Huevo o cigoto. Eso recuerdo. Y no mucho más. Después de treinta y pico de años, lo que recuerdo es eso. Imagino que si la profesora de biología se enterara de esto ahora, sentiría una profunda frustración. Tantas horas de explicaciones, láminas, gráficos, disecciones de insectos, renacuajos y bichos canasto, para que décadas después solo haya trascendido eso. Huevo o cigoto.
Sin embargo, puedo dar una explicación. Científica, ya que de biología se trata.
En primer lugar creo necesario aislar al subconjunto varones del conjunto compañeros de secundaria. La razón es simple: la sinonimia «huevo o cigoto» impactó de modo diferente según el género. Un efecto que para nosotros, los varones, no tuvo nada que envidiarle a la erupción del volcán Calbuco, para el género femenino fue nulo.
Es que la combinación de nuestro cerebro masculino y adolescente (una ameba) no logró ir más allá de la construción de la frase «chupame un cigoto». Y quedó. Grabada para siempre. Acá, en nuestra ameba.
El viernes pasado bajé del 39 en la calle Honduras. En el medio de la calle Honduras. El pobre conductor hizo todo lo posible para acercarme al cordón de la vereda tratando, en el mismo trámite, de no arrugarle la puerta al Mercedes 200SLK que estaba estacionado obstruyendo la parada.
Subí a la vereda y, haciendo slalom entre las mesas, caminé hasta la esquina. Para cruzar Fitz Roy tenía dos opciones: 1) entrar por la puerta del acompañante y bajar por la del conductor del Audi A6 que tapaba la esquina y la rampa para discapacitados o 2) deshacer el slalom y bajar a la calle por donde subí.

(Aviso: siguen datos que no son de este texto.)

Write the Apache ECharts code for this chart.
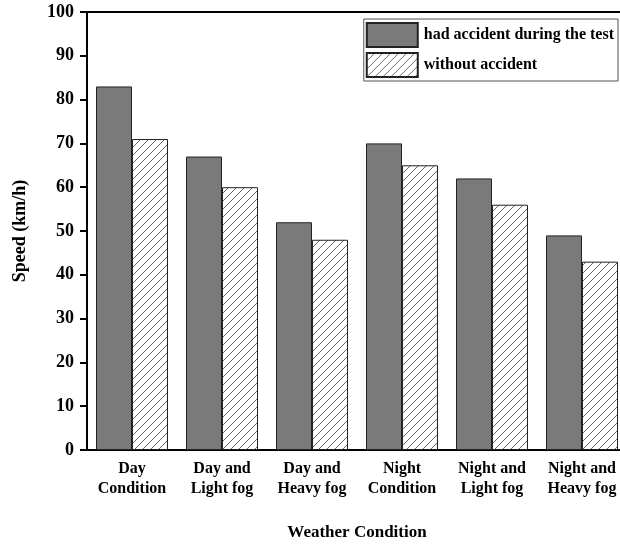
<!DOCTYPE html>
<html>
<head>
<meta charset="utf-8">
<script src="https://cdn.jsdelivr.net/npm/echarts@6/dist/echarts.min.js"></script>
<style>html,body{margin:0;padding:0;background:#fff}#c{width:620px;height:544px}</style>
</head>
<body>
<div id="c"></div>
<script>
const categories = ['Day\nCondition', 'Day and\nLight fog', 'Day and\nHeavy fog', 'Night\nCondition', 'Night and\nLight fog', 'Night and\nHeavy fog'];
const accidentValues = [83, 67, 52, 70, 62, 49];
const noAccidentValues = [71, 60, 48, 65, 56, 43];
const seriesNames = ['had accident during the test', 'without accident'];
const yTicks = [0, 10, 20, 30, 40, 50, 60, 70, 80, 90, 100];

function hatch() {
  const s = 8;
  const c = document.createElement('canvas');
  c.width = s; c.height = s;
  const g = c.getContext('2d');
  g.fillStyle = '#fff';
  g.fillRect(0, 0, s, s);
  g.strokeStyle = '#555';
  g.lineWidth = 0.9;
  g.beginPath();
  g.moveTo(-1, s + 1); g.lineTo(s + 1, -1);
  g.moveTo(-1, 1); g.lineTo(1, -1);
  g.moveTo(s - 1, s + 1); g.lineTo(s + 1, s - 1);
  g.stroke();
  return c;
}
const FONT = '"Liberation Serif", "Times New Roman", serif';
const chart = echarts.init(document.getElementById('c'), null, {renderer: 'canvas'});
chart.setOption({
  animation: false,
  backgroundColor: '#fff',
  textStyle: {fontFamily: FONT},
  grid: {left: 87, top: 12, width: 540, height: 438, outerBoundsMode: 'none', containLabel: false},
  legend: {
    right: 2, top: 19,
    orient: 'vertical',
    icon: 'rect',
    itemWidth: 51, itemHeight: 24, itemGap: 4,
    padding: [3, 4, 3, 2],
    borderColor: '#555', borderWidth: 1,
    textStyle: {fontFamily: FONT, fontWeight: 'bold', fontSize: 16, color: '#000', padding: [0, 0, 0, 1]},
    data: seriesNames
  },
  xAxis: [{
    type: 'category',
    data: categories,
    axisLine: {lineStyle: {color: '#000', width: 2}},
    axisTick: {show: false},
    axisLabel: {interval: 0, color: '#000', fontFamily: FONT, fontWeight: 'bold', fontSize: 16, lineHeight: 20, margin: 9},
    name: 'Weather Condition',
    nameLocation: 'middle',
    nameGap: 74,
    nameTextStyle: {color: '#000', fontFamily: FONT, fontWeight: 'bold', fontSize: 17}
  }, {
    type: 'category',
    position: 'top',
    data: categories,
    axisLine: {show: true, lineStyle: {color: '#000', width: 2}},
    axisTick: {show: false},
    axisLabel: {show: false}
  }],
  yAxis: {
    type: 'value',
    min: yTicks[0], max: yTicks[yTicks.length - 1], interval: 10,
    axisLine: {show: true, lineStyle: {color: '#000', width: 2}},
    axisTick: {show: true, length: 7, lineStyle: {color: '#000', width: 2}},
    splitLine: {show: false},
    axisLabel: {color: '#000', fontFamily: FONT, fontWeight: 'bold', fontSize: 18, margin: 13},
    name: 'Speed (km/h)',
    nameLocation: 'middle',
    nameGap: 58,
    nameTextStyle: {color: '#000', fontFamily: FONT, fontWeight: 'bold', fontSize: 18}
  },
  series: [{
    name: seriesNames[0],
    type: 'bar',
    data: accidentValues,
    barWidth: 36,
    barGap: '0%',
    itemStyle: {color: '#7a7a7a', borderColor: '#222', borderWidth: 1}
  }, {
    name: seriesNames[1],
    type: 'bar',
    data: noAccidentValues,
    barWidth: 36,
    barGap: '0%',
    itemStyle: {color: {image: hatch(), repeat: 'repeat'}, borderColor: '#222', borderWidth: 1}
  }]
});
</script>
</body>
</html>
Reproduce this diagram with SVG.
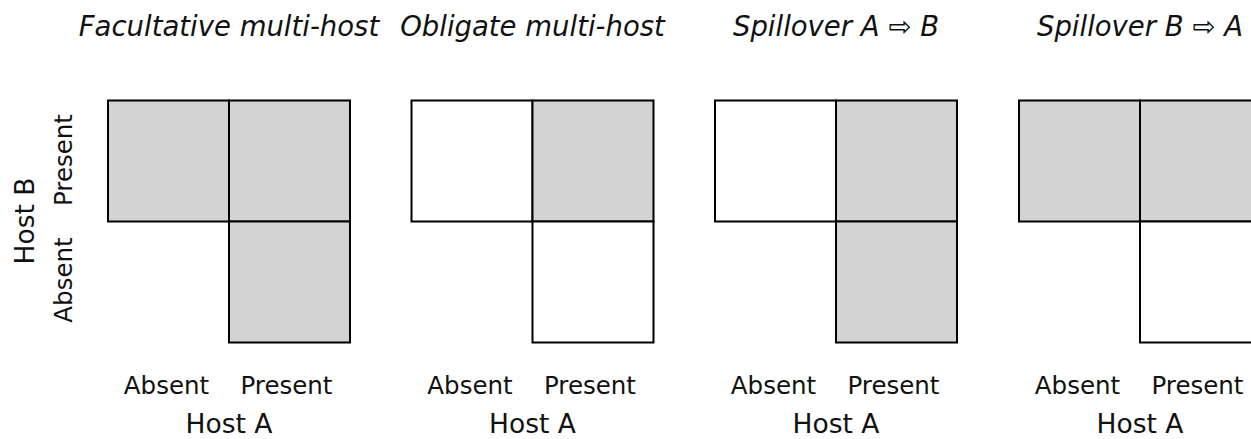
<svg xmlns="http://www.w3.org/2000/svg" width="1251" height="439" viewBox="0 0 1251 439">
<style>
  text { font-family: "DejaVu Sans", Verdana, sans-serif; fill: #111; }
  .title { font-size: 27.5px; font-style: italic; text-anchor: middle; }
  .tick { font-size: 24.5px; text-anchor: middle; }
  .axis { font-size: 26.5px; text-anchor: middle; }
  .on { fill: #d3d3d3; stroke: #000; stroke-width: 2; }
  .off { fill: #ffffff; stroke: #000; stroke-width: 2; }
</style>
<rect width="1251" height="439" fill="#ffffff"/>

<g id="ylabels">
  <text class="axis" transform="translate(34,221) rotate(-90)">Host B</text>
  <text class="tick" transform="translate(72,160) rotate(-90)">Present</text>
  <text class="tick" transform="translate(72,280) rotate(-90)">Absent</text>
</g>

<g id="panel1">
  <text class="title" x="229" y="36">Facultative multi-host</text>
  <rect class="on" x="108" y="100.5" width="121" height="121"/>
  <rect class="on" x="229" y="100.5" width="121" height="121"/>
  <rect class="on" x="229" y="221.5" width="121" height="121"/>
  <text class="tick" x="166.5" y="394">Absent</text>
  <text class="tick" x="286.5" y="394">Present</text>
  <text class="axis" x="229" y="433">Host A</text>
</g>

<g id="panel2">
  <text class="title" x="532.5" y="36">Obligate multi-host</text>
  <rect class="off" x="411.5" y="100.5" width="121" height="121"/>
  <rect class="on" x="532.5" y="100.5" width="121" height="121"/>
  <rect class="off" x="532.5" y="221.5" width="121" height="121"/>
  <text class="tick" x="470" y="394">Absent</text>
  <text class="tick" x="590" y="394">Present</text>
  <text class="axis" x="532.5" y="433">Host A</text>
</g>

<g id="panel3">
  <text class="title" x="836" y="36">Spillover A ⇨ B</text>
  <rect class="off" x="715" y="100.5" width="121" height="121"/>
  <rect class="on" x="836" y="100.5" width="121" height="121"/>
  <rect class="on" x="836" y="221.5" width="121" height="121"/>
  <text class="tick" x="773.5" y="394">Absent</text>
  <text class="tick" x="893.5" y="394">Present</text>
  <text class="axis" x="836" y="433">Host A</text>
</g>

<g id="panel4">
  <text class="title" x="1140" y="36">Spillover B ⇨ A</text>
  <rect class="on" x="1019" y="100.5" width="121" height="121"/>
  <rect class="on" x="1140" y="100.5" width="121" height="121"/>
  <rect class="off" x="1140" y="221.5" width="121" height="121"/>
  <text class="tick" x="1077.5" y="394">Absent</text>
  <text class="tick" x="1197.5" y="394">Present</text>
  <text class="axis" x="1140" y="433">Host A</text>
</g>

<g id="connectors"></g>
</svg>
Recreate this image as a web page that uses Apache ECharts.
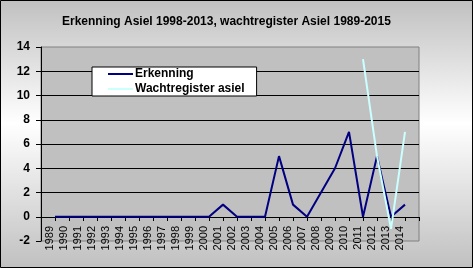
<!DOCTYPE html>
<html>
<head>
<meta charset="utf-8">
<script src="https://cdn.jsdelivr.net/npm/echarts@6/dist/echarts.min.js"></script>
<style>
html,body{margin:0;padding:0;background:#fff;}
#chart{width:473px;height:268px;}
</style>
</head>
<body>
<div id="chart"></div>
<script>
var years = ['1989','1990','1991','1992','1993','1994','1995','1996','1997','1998','1999','2000','2001','2002','2003','2004','2005','2006','2007','2008','2009','2010','2011','2012','2013','2014'];
var erkenning = [0,0,0,0,0,0,0,0,0,0,0,0,1,0,0,0,5,1,0,2,4,7,0,5,0,1];
var wachtregister = [null,null,null,null,null,null,null,null,null,null,null,null,null,null,null,null,null,null,null,null,null,null,13,5,-1,7];
var yTicks = [-2,0,2,4,6,8,10,12,14];

var cats = [''].concat(years).concat(['']);
var s1 = [null].concat(erkenning).concat([null]);
var s2 = [null].concat(wachtregister).concat([null]);

var chart = echarts.init(document.getElementById('chart'));
chart.setOption({
  animation: false,
  backgroundColor: new echarts.graphic.LinearGradient(0,0,0,1,[
    {offset:0,color:'#c0c0c0'},{offset:0.46,color:'#ffffff'},{offset:1,color:'#c0c0c0'}
  ]),
  textStyle:{fontFamily:'Liberation Sans, Arial, sans-serif'},
  title:{
    text:'Erkenning Asiel 1998-2013, wachtregister Asiel 1989-2015',
    left:62, top:16, padding:0,
    textStyle:{fontSize:12,fontWeight:'bold',color:'#000',fontFamily:'Liberation Sans, Arial, sans-serif'}
  },
  legend:{
    orient:'vertical', left:92, top:67,
    backgroundColor:'#ffffff', borderColor:'#000', borderWidth:1,
    padding:[1,12,1,15], itemGap:3, itemWidth:25, itemHeight:14, itemStyle:{opacity:0},
    textStyle:{fontSize:12,fontWeight:'bold',color:'#000',padding:[0,0,0,-3]},
    data:['Erkenning','Wachtregister asiel']
  },
  graphic:[{type:'rect',shape:{x:0.5,y:0.5,width:472,height:267},style:{fill:'none',stroke:'#000',lineWidth:1},z:100}],
  grid:{left:41,top:47,right:54,bottom:27,show:true,backgroundColor:'#c0c0c0',borderColor:'#808080',borderWidth:1,containLabel:false,outerBoundsMode:'none'},
  xAxis:{
    type:'category', data:cats, boundaryGap:false, position:'bottom', offset:-24,
    axisLine:{onZero:false,lineStyle:{color:'#000',width:1}},
    axisTick:{show:true,interval:0,length:4,lineStyle:{color:'#000'}},
    axisLabel:{interval:0,rotate:90,fontSize:11,color:'#000',margin:9,verticalAlign:'bottom'},
    splitLine:{show:false}
  },
  yAxis:{
    type:'value', min:-2, max:14, interval:2,
    axisLine:{show:true,lineStyle:{color:'#000',width:1}},
    axisTick:{show:true,length:5,lineStyle:{color:'#000'}},
    axisLabel:{fontSize:12,fontWeight:'bold',color:'#000',margin:11,
      formatter:function(v){return yTicks.indexOf(v)>=0?String(v):'';}},
    splitLine:{show:true,showMinLine:false,showMaxLine:false,lineStyle:{color:'#000',width:1}}
  },
  series:[
    {name:'Erkenning',type:'line',data:s1,symbol:'none',connectNulls:false,
     lineStyle:{color:'#000080',width:2},itemStyle:{color:'#000080'},z:2},
    {name:'Wachtregister asiel',type:'line',data:s2,symbol:'none',connectNulls:false,
     lineStyle:{color:'#ccffff',width:2},itemStyle:{color:'#ccffff'},z:3}
  ]
});
</script>
</body>
</html>
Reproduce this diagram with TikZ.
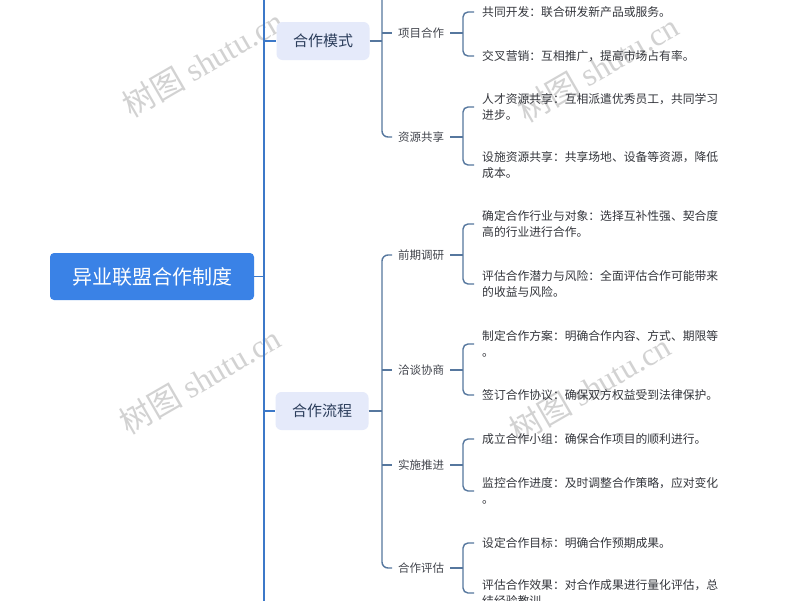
\documentclass[tikz,border=0pt]{standalone}
\usepackage{fontspec}
\setmainfont{Noto Sans CJK SC}
\newfontfamily\wmlatin{Liberation Serif}
\definecolor{rootblue}{HTML}{3A82E6}
\definecolor{topicfill}{HTML}{E5EAFA}
\definecolor{topictext}{HTML}{2B3D5B}
\definecolor{subtext}{HTML}{43464E}
\definecolor{leaftext}{HTML}{34363C}
\definecolor{trunkblue}{HTML}{3C78C8}
\definecolor{connblue}{HTML}{56779E}
\definecolor{wmgray}{HTML}{D2D2D2}
\begin{document}
\begin{tikzpicture}[x=1pt,y=-1pt,
  rootbox/.style={fill=rootblue, rounded corners=4pt, text=white,
    font=\fontsize{20pt}{24pt}\selectfont, minimum width=204pt, minimum height=47pt, inner sep=0pt},
  topicbox/.style={fill=topicfill, rounded corners=6pt, text=topictext,
    font=\fontsize{15pt}{18pt}\selectfont, minimum width=93pt, minimum height=38pt, inner sep=0pt},
  sublabel/.style={anchor=west, inner xsep=6pt, inner ysep=2pt, text=subtext,
    font=\fontsize{11.5pt}{14pt}\selectfont},
  leaf/.style={anchor=west, inner xsep=8pt, inner ysep=0pt, align=left, text=leaftext,
    font=\fontsize{11.8pt}{16pt}\selectfont},
  trunk/.style={draw=trunkblue, line width=1.6pt},
  conn/.style={draw=connblue, line width=1.4pt, rounded corners=6pt},
  wm/.style={text=wmgray, rotate=30, font=\fontsize{32pt}{34pt}\selectfont}
]
\useasboundingbox (0,0) rectangle (800,600);
\clip (0,0) rectangle (800,600);
\fill[white] (0,0) rectangle (800,600);

% watermarks
\node[wm] (wm1) at (203,63) {树图 {\wmlatin shutu.cn}};
\node[wm] (wm2) at (598,68) {树图 {\wmlatin shutu.cn}};
\node[wm] (wm3) at (200,380) {树图 {\wmlatin shutu.cn}};
\node[wm] (wm4) at (590,388) {树图 {\wmlatin shutu.cn}};

% root and trunk
\node[rootbox] (root) at (152,276.5) {异业联盟合作制度};
\coordinate (tTop) at (264,-10);
\coordinate (tBot) at (264,610);

% level 1
\node[topicbox] (l1a) at (323,41) {合作模式};
\node[topicbox] (l1b) at (322,411) {合作流程};

% level 2
\node[sublabel] (l2a) at (392,33) {项目合作};
\node[sublabel] (l2b) at (392,137) {资源共享};
\node[sublabel] (l2c) at (392,255) {前期调研};
\node[sublabel] (l2d) at (392,370) {洽谈协商};
\node[sublabel] (l2e) at (392,465) {实施推进};
\node[sublabel] (l2f) at (392,568) {合作评估};

% leaves
\node[leaf] (A1) at (474,12) {共同开发：联合研发新产品或服务。};
\node[leaf] (A2) at (474,56) {交叉营销：互相推广，提高市场占有率。};
\node[leaf] (B1) at (474,107) {人才资源共享：互相派遣优秀员工，共同学习\\进步。};
\node[leaf] (B2) at (474,165) {设施资源共享：共享场地、设备等资源，降低\\成本。};
\node[leaf] (C1) at (474,224) {确定合作行业与对象：选择互补性强、契合度\\高的行业进行合作。};
\node[leaf] (C2) at (474,284) {评估合作潜力与风险：全面评估合作可能带来\\的收益与风险。};
\node[leaf] (D1) at (474,344) {制定合作方案：明确合作内容、方式、期限等\\。};
\node[leaf] (D2) at (474,395) {签订合作协议：确保双方权益受到法律保护。};
\node[leaf] (E1) at (474,439) {成立合作小组：确保合作项目的顺利进行。};
\node[leaf] (E2) at (474,491) {监控合作进度：及时调整合作策略，应对变化\\。};
\node[leaf] (F1) at (474,543) {设定合作目标：明确合作预期成果。};
\node[leaf] (F2) at (474,593) {评估合作效果：对合作成果进行量化评估，总\\结经验教训。};

% trunk connectors
\draw[trunk] (tTop) -- (tBot);
\draw[trunk] (root.east) -- (root.east -| tTop);
\draw[trunk] (l1a.west -| tTop) -- (l1a.west);
\draw[trunk] (l1b.west -| tTop) -- (l1b.west);

% level-2 verticals
\coordinate (v1top) at (382,-10);
\coordinate (v2) at (382,411);
\draw[conn] (l1a.east) -- (l1a.east -| v1top);
\draw[conn] (v1top) |- (l2b.west);
\draw[conn] (v1top |- l2a.west) -- (l2a.west);
\draw[conn] (l1b.east) -- (v2);
\draw[conn] (l2c.west) -| (v2 |- l2f.west) -- (l2f.west);
\draw[conn] (l2d.west -| v2) -- (l2d.west);
\draw[conn] (l2e.west -| v2) -- (l2e.west);

% brackets
\coordinate (bA) at (463,33);
\coordinate (bB) at (463,137);
\coordinate (bC) at (463,255);
\coordinate (bD) at (463,370);
\coordinate (bE) at (463,465);
\coordinate (bF) at (463,568);
\foreach \p/\b/\u/\d in {l2a/bA/A1/A2, l2b/bB/B1/B2, l2c/bC/C1/C2, l2d/bD/D1/D2, l2e/bE/E1/E2, l2f/bF/F1/F2}{
  \draw[conn] (\p.east) -- (\b);
  \draw[conn, rounded corners=5pt] (\u.west) -| (\b |- \d.west) -- (\d.west);
}
\end{tikzpicture}
\end{document}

Con el trapito nos sostuvimos la mirada. Nos plantamos cara a cara. Y elegí la segunda opción.
El domingo salí del aula de los chicos de 2º grado con el sobre en la mano y lo deposité en la urna. Cumplí con mi deber cívico. Hice lo que corresponde, y lo hice no por obligación, sino por convicción. Podría decir que estoy agradecido de que tenemos democracia, de que hay libertad y debemos cuidarla, pero eso ya lo sabemos todos. Ni gracias ni te felicito. Es lo que debemos hacer, lo hacemos y punto.
Pero algo me hace ruido.
Mucho ruido.
Me hace ruido que mientras somos patriotas en un domingo electoral (y otoñal, porque rima), un viernes a la noche nos cagamos en todo. En el prójimo, en vos, en mí. Imponemos el logo del circulito con tres rayos o el de los cuatro circulitos entrelazados y casi olímpicos por sobre mi derecho a caminar o el tuyo a bajar con tu silla de ruedas por la rampa. Determinamos la propiedad de hecho sobre una porción de calle comprando en Easy un par de conos anaranjados. Desde acá hasta acá el lugar es mío. ¿Por qué? Porque me pinta.
El domingo —decía— salí del aula que me prestaron los chicos de 2º grado para votar. Salí pensando en Macri, el Jefe de Gobierno porteño. Salí preguntándome por qué los viernes a la noche (y los jueves, y los miércoles, y …) mi barrio deja de pertenecerle a la ciudad para vestirse de anarquía.
Me pregunté por qué nadie fiscaliza. Por qué no hay controles de tránsito. Por qué muchas cosas.
Y volviendo al tema del huevo o cigoto me pregunté si, para resolver esto, Macri tendría lo suficiente. De uno o de lo otro.